How to structure an elastic Azure Batch application?

I am evaluating Batch for a project and, while it seems like it will do what I'm looking for, I'm not sure if what I am assuming is really correct.

I have what is basically a job runner from a queue. The current solution works but when the pool of nodes scales down, it just blindly kills off machines. I am looking for something that, when scaling down, will allow currently-running jobs to complete and then remove the node(s) from the pool. I also want to preemptively increase the pool size if a spike is likely to occur (and not have those nodes shut down). I can adjust the pool size externally if that makes sense (seems like the best option so far).

My current idea is to have one pool with one job & task per node, and that task listens to a queue in a loop for messages and processes them. After an iteration count and/or time limit, it shuts down, removing that node from the pool.
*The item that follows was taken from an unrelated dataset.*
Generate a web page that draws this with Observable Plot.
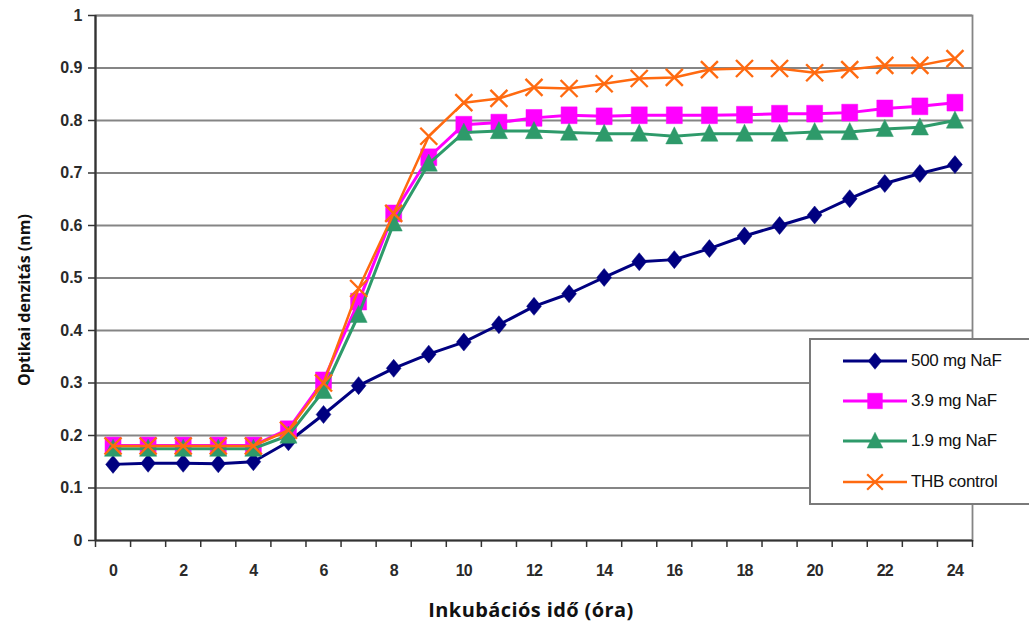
<!DOCTYPE html>
<html><head><meta charset="utf-8">
<script src="https://cdn.jsdelivr.net/npm/d3@7"></script>
<script src="https://cdn.jsdelivr.net/npm/@observablehq/plot@0.6"></script>
<style>
body{margin:0;background:#fff;}
#wrap{position:relative;width:1029px;height:626px;overflow:hidden;background:#fff;}
#legend{position:absolute;left:809px;top:338px;width:240px;height:163px;border:2px solid #7a7a7a;background:#fff;
 font-family:"Liberation Sans Narrow","Arial Narrow","Liberation Sans",sans-serif;font-size:17px;letter-spacing:-0.3px;color:#111;}
.row{position:absolute;left:30px;height:26px;display:flex;align-items:center;}
.row svg{display:block;margin-right:2px;}
.ttl{position:absolute;font-family:"Open Sans",sans-serif;font-weight:bold;color:#111;white-space:nowrap;}
#xt{left:0;width:1062px;text-align:center;top:598px;font-size:20px;line-height:24px;letter-spacing:0.4px;}
#yt{left:24px;top:300px;font-size:16px;transform:translate(-50%,-50%) rotate(-90deg);}
.xlab text{letter-spacing:-0.8px;}
</style></head>
<body><div id="wrap"></div>
<script>
// ---- data ----
const hours = [0,1,2,3,4,5,6,7,8,9,10,11,12,13,14,15,16,17,18,19,20,21,22,23,24];
const naf500 = [0.145,0.147,0.147,0.146,0.150,0.188,0.240,0.295,0.328,0.355,0.378,0.411,0.446,0.470,0.501,0.531,0.535,0.556,0.580,0.600,0.620,0.651,0.680,0.699,0.716];
const naf39  = [0.181,0.181,0.181,0.181,0.181,0.212,0.305,0.455,0.623,0.730,0.792,0.796,0.805,0.810,0.808,0.810,0.810,0.810,0.811,0.813,0.813,0.815,0.823,0.827,0.834];
const naf19  = [0.175,0.175,0.175,0.175,0.175,0.200,0.285,0.430,0.604,0.718,0.777,0.780,0.780,0.777,0.775,0.775,0.770,0.775,0.775,0.775,0.778,0.778,0.784,0.787,0.800];
const thb    = [0.180,0.180,0.180,0.180,0.180,0.210,0.300,0.480,0.623,0.770,0.834,0.842,0.863,0.861,0.870,0.880,0.882,0.897,0.899,0.899,0.891,0.897,0.905,0.905,0.918];
const seriesNames = ["500 mg NaF","3.9 mg NaF","1.9 mg NaF","THB control"];
const yTicks = [0,0.1,0.2,0.3,0.4,0.5,0.6,0.7,0.8,0.9,1];
const xTickLabels = [0,2,4,6,8,10,12,14,16,18,20,22,24];
const xTitle = "Inkubációs idő (óra)";
const yTitle = "Optikai denzitás (nm)";

// ---- symbols ----
const rOf = s => Math.sqrt(s/Math.PI);
const diamondSym = {draw(c,s){const r=rOf(s),w=r*0.82;c.moveTo(0,-r);c.lineTo(w,0);c.lineTo(0,r);c.lineTo(-w,0);c.closePath();}};
const squareSym = {draw(c,s){const r=rOf(s);c.moveTo(-r,-r*1.05);c.lineTo(r,-r*1.05);c.lineTo(r,r*1.05);c.lineTo(-r,r*1.05);c.closePath();}};
const triSym = {draw(c,s){const r=rOf(s);c.moveTo(0,-r*1.05);c.lineTo(r*0.95,r*0.85);c.lineTo(-r*0.95,r*0.85);c.closePath();}};
const timesSym = {draw(c,s){const r=rOf(s);c.moveTo(-r,-r);c.lineTo(r,r);c.moveTo(r,-r);c.lineTo(-r,r);}};

const series = [
 {name:seriesNames[0], values:naf500, color:"#000080", sym:diamondSym, r:9,   lw:3, filled:true},
 {name:seriesNames[1], values:naf39,  color:"#ff00ff", sym:squareSym,  r:8,   lw:3, filled:true},
 {name:seriesNames[2], values:naf19,  color:"#2e9a6a", sym:triSym,     r:9,   lw:3, filled:true},
 {name:seriesNames[3], values:thb,    color:"#ff6a10", sym:timesSym,   r:8.5, lw:2.5, filled:false}
];

const xBounds = hours.map(h => h - 0.5).concat([hours[hours.length-1] + 0.5]);

const marks = [
 Plot.gridY(yTicks.slice(1), {stroke:"#858585", strokeOpacity:1, strokeWidth:1.8}),
 Plot.frame({stroke:"#858585", strokeWidth:1.8}),
 Plot.ruleX([xBounds[0]], {stroke:"#333", strokeWidth:2.2}),
 Plot.ruleY([0], {stroke:"#333", strokeWidth:2.2}),
 Plot.axisY(yTicks, {tickSize:7, tickPadding:6, tickFormat:d => String(d), label:null, stroke:"#333", strokeWidth:1.5,
   fontSize:16, fill:"#2a2a2a"}),
 Plot.axisX(xBounds, {tickSize:7, tickFormat:() => "", label:null, stroke:"#333", strokeWidth:1.5}),
 Plot.axisX(xTickLabels, {tickSize:0, tickPadding:24, label:null, fontSize:16, fill:"#2a2a2a", className:"xlab"})
];
for (const s of series) {
 const rows = hours.map((h,i) => ({h, v:s.values[i]}));
 marks.push(Plot.line(rows, {x:"h", y:"v", stroke:s.color, strokeWidth:s.lw}));
 marks.push(Plot.dot(rows, {x:"h", y:"v", symbol:s.sym, r:s.r,
   fill: s.filled ? s.color : "none", stroke:s.color, strokeWidth: s.filled ? 0.5 : 2.4}));
}

const chart = Plot.plot({
 width:1029, height:626, marginLeft:95, marginRight:57, marginTop:15, marginBottom:86,
 x:{domain:[xBounds[0], xBounds[xBounds.length-1]]},
 y:{domain:[0,1]},
 style:{fontFamily:"'Liberation Sans',Arial,sans-serif", fontWeight:"bold", fontSize:"16px", color:"#2a2a2a", background:"#fff"},
 marks
});
const wrap = document.getElementById("wrap");
wrap.appendChild(chart);

// titles
const xt = document.createElement("div"); xt.className="ttl"; xt.id="xt"; xt.textContent=xTitle; wrap.appendChild(xt);
const yt = document.createElement("div"); yt.className="ttl"; yt.id="yt"; yt.textContent=yTitle; wrap.appendChild(yt);

// legend
const lg = document.createElement("div"); lg.id="legend"; wrap.appendChild(lg);
const rowTops = [8, 48, 88, 129];
series.forEach((s,k) => {
 const row = document.createElement("div"); row.className="row"; row.style.top = rowTops[k]+"px";
 const svg = d3.create("svg").attr("width",68).attr("height",26);
 svg.append("line").attr("x1",2).attr("x2",66).attr("y1",13).attr("y2",13).attr("stroke",s.color).attr("stroke-width",s.lw);
 svg.append("path").attr("transform","translate(34,13)")
   .attr("d", d3.symbol(s.sym, s.r*s.r*Math.PI*0.85)())
   .attr("fill", s.filled ? s.color : "none").attr("stroke", s.color).attr("stroke-width", s.filled?0.5:2.2);
 row.appendChild(svg.node());
 const t = document.createElement("span"); t.textContent = s.name; row.appendChild(t);
 lg.appendChild(row);
});
</script></body></html>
If the pool size didn't change, I would like to replace that node with a new one. If the pool was shrunk, it should just go away. If the pool size increases, new nodes should run and start up the task.

I'm not planning on running something that continually add pools, or nodes to the pool, or tasks to a job, though I will probably have something that sets the pool size periodically based on queue length or something similar. What I would rather not do is something like "there are 10 things in the queue, add a pool with x nodes, then delete it".

Is this possible or are my expectations incorrect? So far, from reading the docs, it seems like it should be doable, and I have a simple task working, but I'm not sure about the scaling mechanics or exactly how to structure the tasks/jobs/pools.

Solution

Here's one possible way to lean into the strengths of Azure Batch and achieve what you've described.

Create your job with a JobManagerTask that monitors your queue for incoming work and adds a new Batch Task for each item of your workload. Each task will process a single piece of work, then exit.

The Batch Scheduler will then take care of allocating tasks to compute nodes. It can also take care of retrying tasks that fail, and so on.

Configure your pool with an AutoScale formula to dynamically resize your pool to meet your load. Your formula can specify taskcompletion to ensure tasks get to complete before any one compute node is removed.

If your workload peaks are predictable (say, 9am every day) your AutoScale expression could scale up your pool in anticipation. If those spikes are not predicable, your external monitoring (or your JobManager) can change the AutoScale expression at any time to suit.

If appropriate, your job manager can terminate once all the required tasks have been added; set onAllTasksComplete to terminatejob, ensuring your job is completed after all your tasks have finished.

A single pool can process tasks from multiple jobs, so if you have multiple concurrent workloads, they could share the same pool. You can give jobs different values for priority if you want certain jobs to be processed first.